According to Psychic Researchers, EVP is a way to communicate with spirits. They believe that the voices of the dead can be recorded and played back on magnetic audio tape. It is the most modern way to communicate with the spirit world. However, some skeptics believe that they are not voices of the dead but interference from CB radio transmissions. Some say that they are capture errors, or results of processing artifacts. Others still, believed that, this is a case of Auditory pareidolia, or Apophenia.

It has been said that Thomas Edison was working on an EVP device. However the credit for discovering EVP goes to Fredrich Jurgenson when he was recording bird sounds in the Swedish countryside and on play back he distinctly heard the voice of a man discussing nocturnal bird songs in Norwegian. He had heard nothing during the recording but many voices on playback, some giving him instructions on how to record more voices. EVPs are also called Raudive Voices after Konstantine Raudive who recorded 100,000 voices. He published the book entitled "The Inaudible Made Audible". EVP research is done all over the world but most heavily in the United States and Germany. The Association for Voice Taping Research was founded in the 1970's in Germany, and the American Association - Electronic Voice Phenomenon in 1982. Conferences are conducted world wide by engineers and electronic experts who devise special sophisticated equipment to record EVPs.
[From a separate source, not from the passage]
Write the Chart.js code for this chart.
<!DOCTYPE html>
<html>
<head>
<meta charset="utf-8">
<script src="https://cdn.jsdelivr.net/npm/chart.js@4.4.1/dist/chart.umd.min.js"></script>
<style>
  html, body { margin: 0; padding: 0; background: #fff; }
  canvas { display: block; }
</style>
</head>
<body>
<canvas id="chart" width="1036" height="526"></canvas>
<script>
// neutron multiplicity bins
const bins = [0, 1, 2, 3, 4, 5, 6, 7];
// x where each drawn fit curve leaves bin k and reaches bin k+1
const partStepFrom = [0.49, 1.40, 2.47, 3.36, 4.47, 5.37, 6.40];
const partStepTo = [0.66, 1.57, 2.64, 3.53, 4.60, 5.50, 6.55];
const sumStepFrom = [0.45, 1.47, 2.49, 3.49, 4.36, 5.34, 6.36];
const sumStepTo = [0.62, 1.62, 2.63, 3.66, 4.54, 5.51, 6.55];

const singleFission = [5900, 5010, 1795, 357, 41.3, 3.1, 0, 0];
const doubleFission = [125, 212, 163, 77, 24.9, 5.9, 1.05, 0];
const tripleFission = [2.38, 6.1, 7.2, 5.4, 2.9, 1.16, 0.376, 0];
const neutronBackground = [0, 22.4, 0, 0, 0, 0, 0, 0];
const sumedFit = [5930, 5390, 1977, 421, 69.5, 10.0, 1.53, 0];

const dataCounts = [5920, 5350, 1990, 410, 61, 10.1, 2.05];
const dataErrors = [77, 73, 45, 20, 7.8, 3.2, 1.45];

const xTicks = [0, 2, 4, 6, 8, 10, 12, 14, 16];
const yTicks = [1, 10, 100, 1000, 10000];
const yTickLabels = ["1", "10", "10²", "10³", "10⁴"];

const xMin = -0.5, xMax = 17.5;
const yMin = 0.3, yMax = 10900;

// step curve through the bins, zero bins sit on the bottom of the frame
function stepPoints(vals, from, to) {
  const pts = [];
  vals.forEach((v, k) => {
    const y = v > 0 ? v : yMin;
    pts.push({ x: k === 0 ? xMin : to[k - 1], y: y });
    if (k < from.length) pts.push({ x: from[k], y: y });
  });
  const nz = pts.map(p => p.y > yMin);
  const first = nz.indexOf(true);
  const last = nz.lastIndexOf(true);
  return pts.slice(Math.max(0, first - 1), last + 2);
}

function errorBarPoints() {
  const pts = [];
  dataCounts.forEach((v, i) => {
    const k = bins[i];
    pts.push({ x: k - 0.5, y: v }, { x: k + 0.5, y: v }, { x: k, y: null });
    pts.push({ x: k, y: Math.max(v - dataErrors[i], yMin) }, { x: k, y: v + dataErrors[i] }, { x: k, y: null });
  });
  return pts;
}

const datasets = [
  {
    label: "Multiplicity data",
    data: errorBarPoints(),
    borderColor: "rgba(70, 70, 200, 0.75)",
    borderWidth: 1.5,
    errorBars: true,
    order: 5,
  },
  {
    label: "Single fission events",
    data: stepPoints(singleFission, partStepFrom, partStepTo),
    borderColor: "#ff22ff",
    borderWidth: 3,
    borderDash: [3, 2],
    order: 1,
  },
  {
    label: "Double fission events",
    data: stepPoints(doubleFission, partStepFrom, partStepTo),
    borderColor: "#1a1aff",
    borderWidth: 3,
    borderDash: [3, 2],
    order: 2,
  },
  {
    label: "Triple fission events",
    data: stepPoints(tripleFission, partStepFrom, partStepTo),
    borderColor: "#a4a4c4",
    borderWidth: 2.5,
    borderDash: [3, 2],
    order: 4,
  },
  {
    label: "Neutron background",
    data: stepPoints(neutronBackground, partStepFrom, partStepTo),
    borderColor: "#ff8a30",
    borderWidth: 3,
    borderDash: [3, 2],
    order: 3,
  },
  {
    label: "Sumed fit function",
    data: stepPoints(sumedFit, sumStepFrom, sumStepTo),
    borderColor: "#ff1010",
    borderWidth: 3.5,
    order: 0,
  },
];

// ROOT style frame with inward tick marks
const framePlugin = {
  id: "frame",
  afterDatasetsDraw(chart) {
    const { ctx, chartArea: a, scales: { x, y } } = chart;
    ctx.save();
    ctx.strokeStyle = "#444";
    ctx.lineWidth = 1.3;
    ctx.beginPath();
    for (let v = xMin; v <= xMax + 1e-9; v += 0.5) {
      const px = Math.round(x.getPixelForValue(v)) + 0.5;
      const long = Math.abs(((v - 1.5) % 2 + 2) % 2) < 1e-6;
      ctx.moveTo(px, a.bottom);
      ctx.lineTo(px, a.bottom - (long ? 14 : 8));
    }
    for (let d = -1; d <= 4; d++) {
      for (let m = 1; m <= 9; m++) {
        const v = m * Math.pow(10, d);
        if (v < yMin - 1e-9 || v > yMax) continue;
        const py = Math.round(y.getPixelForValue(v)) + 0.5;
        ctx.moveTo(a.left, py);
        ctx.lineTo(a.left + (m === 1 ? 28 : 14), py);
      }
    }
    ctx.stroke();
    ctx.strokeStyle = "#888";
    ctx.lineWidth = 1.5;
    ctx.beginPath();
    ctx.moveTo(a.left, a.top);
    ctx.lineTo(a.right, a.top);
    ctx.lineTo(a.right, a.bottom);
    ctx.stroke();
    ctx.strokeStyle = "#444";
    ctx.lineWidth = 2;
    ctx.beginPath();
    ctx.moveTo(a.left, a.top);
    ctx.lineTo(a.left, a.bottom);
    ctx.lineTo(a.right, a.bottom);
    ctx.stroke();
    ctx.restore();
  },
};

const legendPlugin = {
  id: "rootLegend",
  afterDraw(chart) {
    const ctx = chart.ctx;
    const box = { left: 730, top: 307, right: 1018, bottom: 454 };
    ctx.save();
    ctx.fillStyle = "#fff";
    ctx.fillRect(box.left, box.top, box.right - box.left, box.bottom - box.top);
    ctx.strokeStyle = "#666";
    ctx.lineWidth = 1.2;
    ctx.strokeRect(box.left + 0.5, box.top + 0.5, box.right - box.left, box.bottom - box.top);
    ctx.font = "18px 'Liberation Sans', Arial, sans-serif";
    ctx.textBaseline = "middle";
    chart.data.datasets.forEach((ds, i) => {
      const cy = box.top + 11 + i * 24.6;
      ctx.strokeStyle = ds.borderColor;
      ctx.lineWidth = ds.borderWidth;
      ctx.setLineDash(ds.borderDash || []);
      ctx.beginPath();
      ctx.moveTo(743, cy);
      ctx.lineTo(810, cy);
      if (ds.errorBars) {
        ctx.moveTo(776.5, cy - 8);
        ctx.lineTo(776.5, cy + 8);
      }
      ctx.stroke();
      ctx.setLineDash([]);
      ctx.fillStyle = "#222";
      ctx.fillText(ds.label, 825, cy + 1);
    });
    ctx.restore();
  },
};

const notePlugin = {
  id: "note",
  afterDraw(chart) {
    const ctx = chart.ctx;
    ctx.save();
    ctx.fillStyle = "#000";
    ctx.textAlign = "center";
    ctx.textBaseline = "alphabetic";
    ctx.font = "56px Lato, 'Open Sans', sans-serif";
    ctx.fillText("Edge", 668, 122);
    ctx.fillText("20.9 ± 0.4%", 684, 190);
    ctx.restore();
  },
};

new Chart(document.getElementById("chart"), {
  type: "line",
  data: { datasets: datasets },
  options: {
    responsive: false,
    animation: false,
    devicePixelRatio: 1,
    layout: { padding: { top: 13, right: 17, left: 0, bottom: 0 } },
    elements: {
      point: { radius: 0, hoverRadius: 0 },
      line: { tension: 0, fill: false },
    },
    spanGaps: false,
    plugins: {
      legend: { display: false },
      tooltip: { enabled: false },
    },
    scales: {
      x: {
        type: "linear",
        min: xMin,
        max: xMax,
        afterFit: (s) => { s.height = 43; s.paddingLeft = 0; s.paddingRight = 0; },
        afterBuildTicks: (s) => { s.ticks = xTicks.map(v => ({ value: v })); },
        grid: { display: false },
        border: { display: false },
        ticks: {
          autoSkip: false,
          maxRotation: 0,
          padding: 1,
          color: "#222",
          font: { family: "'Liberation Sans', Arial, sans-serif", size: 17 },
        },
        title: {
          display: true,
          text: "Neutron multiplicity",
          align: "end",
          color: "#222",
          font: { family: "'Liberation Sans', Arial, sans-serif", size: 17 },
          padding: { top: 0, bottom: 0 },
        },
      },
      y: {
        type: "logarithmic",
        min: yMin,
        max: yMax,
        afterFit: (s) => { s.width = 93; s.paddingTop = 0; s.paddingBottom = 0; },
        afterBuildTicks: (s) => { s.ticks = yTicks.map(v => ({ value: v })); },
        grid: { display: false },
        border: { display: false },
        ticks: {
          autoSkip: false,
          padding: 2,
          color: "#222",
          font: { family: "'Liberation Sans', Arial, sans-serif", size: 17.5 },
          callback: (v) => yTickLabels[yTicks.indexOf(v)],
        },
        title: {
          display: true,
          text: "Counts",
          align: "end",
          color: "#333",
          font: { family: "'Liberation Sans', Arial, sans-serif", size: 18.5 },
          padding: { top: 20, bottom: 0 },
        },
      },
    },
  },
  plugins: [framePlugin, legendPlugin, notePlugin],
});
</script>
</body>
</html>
In 1982, engineer George Meek and psychic William O'Niell built a device called a Spiricom. Meek says a discarnate scientist told him how to build it while contacting Meek at a seance. Meek then founded the Metascience Foundation of North Carolina. The Spiricom enabled two way conversation between the living and the dead. He Gave Spiricoms to anyone who wanted them at no cost, however most people reported no success. Other EVP researchers credited the initial success to the mediumship of O'Neill. Up until now, researchers continue to strive to capture on tape some EVPs, which might be evidence of life after death.

Instrumental TransCommunication (ITC) is a more general term than EVP and refers to communication between spirits or other discarnate entities and the living, through any sort of electronic device such as tape recorders, fax machines, television sets or computers. ITC include visual and other anomalies, rather than only auditory effects. The term was coined by physicist Professor Ernst Senkowski, of the Faculty of Engineering in University of Mainz, Germany.
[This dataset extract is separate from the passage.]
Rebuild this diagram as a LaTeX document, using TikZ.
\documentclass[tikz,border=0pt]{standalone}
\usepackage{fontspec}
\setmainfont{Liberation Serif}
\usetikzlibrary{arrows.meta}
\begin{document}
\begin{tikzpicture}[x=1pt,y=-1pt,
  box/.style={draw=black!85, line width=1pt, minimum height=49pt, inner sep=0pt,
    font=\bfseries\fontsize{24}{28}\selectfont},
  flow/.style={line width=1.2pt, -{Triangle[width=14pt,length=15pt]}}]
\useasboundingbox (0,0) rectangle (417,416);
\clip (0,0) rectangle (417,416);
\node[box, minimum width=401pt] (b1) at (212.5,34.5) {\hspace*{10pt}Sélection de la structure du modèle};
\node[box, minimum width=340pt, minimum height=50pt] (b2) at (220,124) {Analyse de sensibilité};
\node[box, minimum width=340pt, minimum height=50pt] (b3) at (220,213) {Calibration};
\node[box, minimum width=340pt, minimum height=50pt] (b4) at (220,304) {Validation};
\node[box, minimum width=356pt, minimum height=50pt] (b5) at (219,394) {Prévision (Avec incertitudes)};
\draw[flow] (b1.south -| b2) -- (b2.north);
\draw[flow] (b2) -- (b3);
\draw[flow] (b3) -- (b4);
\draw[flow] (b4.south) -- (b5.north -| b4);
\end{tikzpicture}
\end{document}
For example, according to Claus Schreiber an instance of ITC occurred at 1:22 p.m. on October 21, 1987 in which the image of EVP researcher Friedrich Jürgenson (whose funeral was held that day) has appeared on a television in the home of a colleague, which had been purposefully tuned to a vacant channel. It is claimed that similar effects can be achieved using a TV and video camera via the Droste effect. This involves aiming a video camera at the television and feeding the output of the camera back into the TV, in order to achieve a feedback loop.

ITC is highly controversial, and skeptics say that there is not enough evidence to conclude scientifically that ITC is of paranormal origin.